*OBJECTIVE:*
Each line of the data that includes the string "matplotlib" is to be copied out.

*MATERIAL SUPPLIED:*
----

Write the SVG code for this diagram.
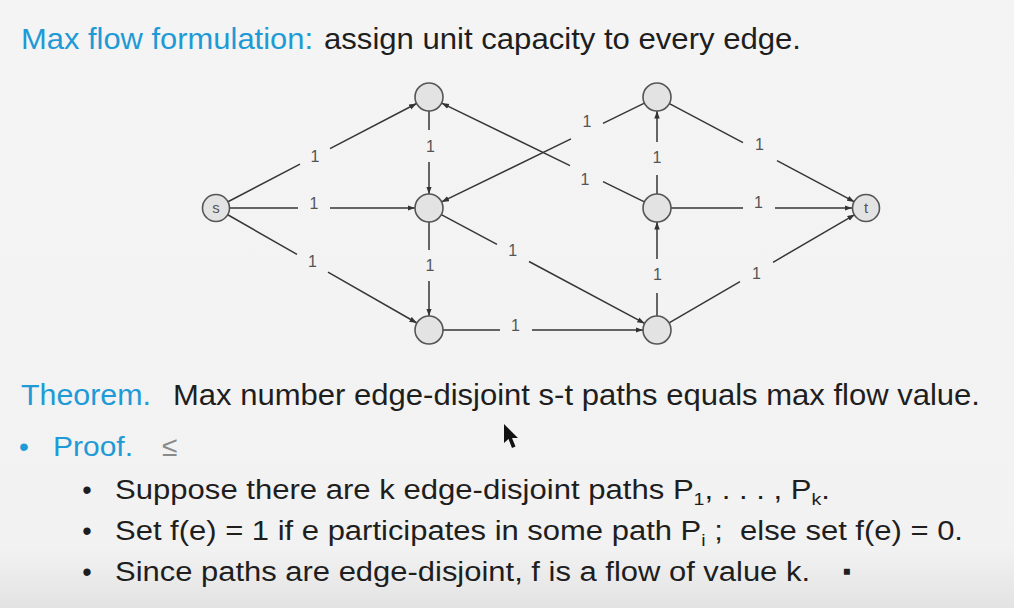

----

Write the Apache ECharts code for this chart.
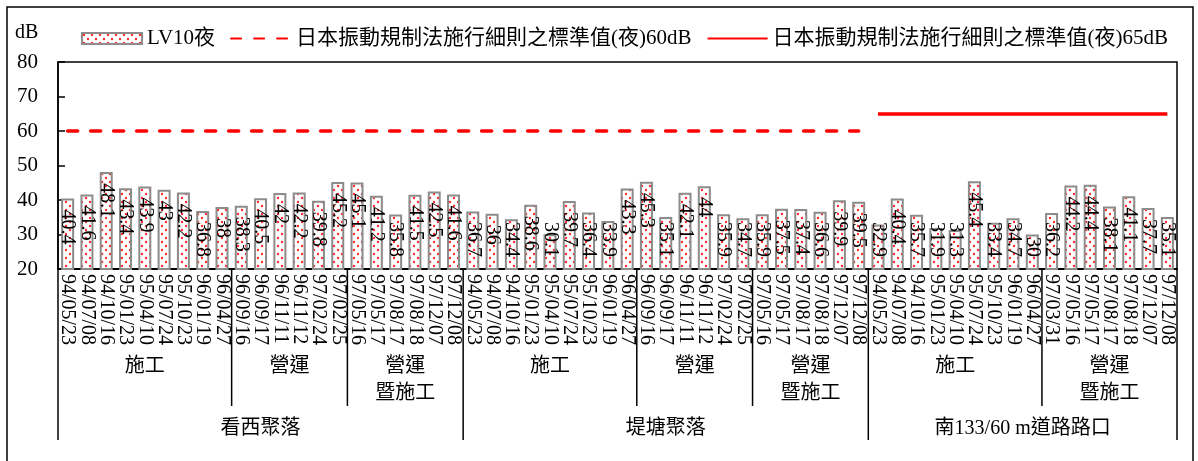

----

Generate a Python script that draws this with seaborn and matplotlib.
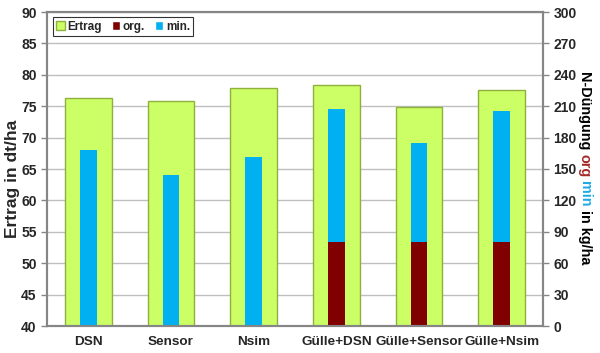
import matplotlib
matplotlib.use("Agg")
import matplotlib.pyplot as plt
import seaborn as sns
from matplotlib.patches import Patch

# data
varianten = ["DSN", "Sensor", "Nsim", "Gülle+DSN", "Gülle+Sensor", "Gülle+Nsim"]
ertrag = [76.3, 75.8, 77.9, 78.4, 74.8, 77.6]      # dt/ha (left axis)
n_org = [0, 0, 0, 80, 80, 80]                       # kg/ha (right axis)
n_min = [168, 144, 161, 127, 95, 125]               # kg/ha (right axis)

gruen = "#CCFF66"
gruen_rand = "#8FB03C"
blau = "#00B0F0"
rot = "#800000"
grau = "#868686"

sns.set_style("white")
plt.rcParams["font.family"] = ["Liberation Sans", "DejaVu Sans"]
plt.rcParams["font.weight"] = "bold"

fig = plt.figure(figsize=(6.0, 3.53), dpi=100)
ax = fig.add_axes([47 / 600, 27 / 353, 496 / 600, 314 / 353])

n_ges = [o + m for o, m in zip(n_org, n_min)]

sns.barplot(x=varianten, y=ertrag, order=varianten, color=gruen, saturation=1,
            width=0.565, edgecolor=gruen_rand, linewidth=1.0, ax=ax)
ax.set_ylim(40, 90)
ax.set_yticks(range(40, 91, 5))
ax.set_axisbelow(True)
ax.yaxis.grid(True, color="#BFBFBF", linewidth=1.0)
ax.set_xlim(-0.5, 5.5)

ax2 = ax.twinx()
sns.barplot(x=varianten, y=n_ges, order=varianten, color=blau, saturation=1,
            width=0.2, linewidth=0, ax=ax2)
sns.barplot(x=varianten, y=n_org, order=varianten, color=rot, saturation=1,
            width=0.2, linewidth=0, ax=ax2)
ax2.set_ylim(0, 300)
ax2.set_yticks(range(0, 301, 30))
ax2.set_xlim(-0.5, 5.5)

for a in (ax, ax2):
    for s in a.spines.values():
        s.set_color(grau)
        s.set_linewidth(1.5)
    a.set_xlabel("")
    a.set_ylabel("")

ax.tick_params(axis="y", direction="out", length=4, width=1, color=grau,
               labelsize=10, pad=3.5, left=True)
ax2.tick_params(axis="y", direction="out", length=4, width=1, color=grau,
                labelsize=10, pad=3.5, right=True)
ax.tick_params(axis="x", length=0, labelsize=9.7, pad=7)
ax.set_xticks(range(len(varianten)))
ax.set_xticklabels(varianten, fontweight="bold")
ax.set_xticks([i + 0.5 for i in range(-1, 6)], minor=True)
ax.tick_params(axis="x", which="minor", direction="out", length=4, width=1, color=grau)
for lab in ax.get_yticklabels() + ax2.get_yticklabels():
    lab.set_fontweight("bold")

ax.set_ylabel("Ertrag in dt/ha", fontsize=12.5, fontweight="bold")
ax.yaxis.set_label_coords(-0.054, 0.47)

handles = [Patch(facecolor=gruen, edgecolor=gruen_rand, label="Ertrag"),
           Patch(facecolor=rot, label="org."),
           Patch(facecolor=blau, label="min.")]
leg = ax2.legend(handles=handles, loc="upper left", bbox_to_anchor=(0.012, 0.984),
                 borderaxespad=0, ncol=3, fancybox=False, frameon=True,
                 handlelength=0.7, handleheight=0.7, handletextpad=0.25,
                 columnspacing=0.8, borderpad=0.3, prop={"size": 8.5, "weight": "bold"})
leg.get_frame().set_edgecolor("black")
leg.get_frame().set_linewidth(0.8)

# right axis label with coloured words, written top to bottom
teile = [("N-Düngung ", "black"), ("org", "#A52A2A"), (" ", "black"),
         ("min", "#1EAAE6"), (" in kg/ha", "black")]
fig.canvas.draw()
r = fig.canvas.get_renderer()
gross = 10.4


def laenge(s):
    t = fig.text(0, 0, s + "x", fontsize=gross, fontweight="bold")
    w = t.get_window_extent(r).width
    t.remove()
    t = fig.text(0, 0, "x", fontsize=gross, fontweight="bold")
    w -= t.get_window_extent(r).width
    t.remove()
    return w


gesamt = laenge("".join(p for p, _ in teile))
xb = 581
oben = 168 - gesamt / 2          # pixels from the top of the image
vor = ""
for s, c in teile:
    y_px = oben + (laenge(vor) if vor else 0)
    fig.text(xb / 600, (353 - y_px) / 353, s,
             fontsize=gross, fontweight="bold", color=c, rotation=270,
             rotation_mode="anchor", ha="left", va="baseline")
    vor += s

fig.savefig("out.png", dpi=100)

----

*EXERCISE RESULT:*
Generate a Python script that draws this with seaborn and matplotlib.
import matplotlib
matplotlib.use("Agg")
import matplotlib.pyplot as plt
from matplotlib.patches import Patch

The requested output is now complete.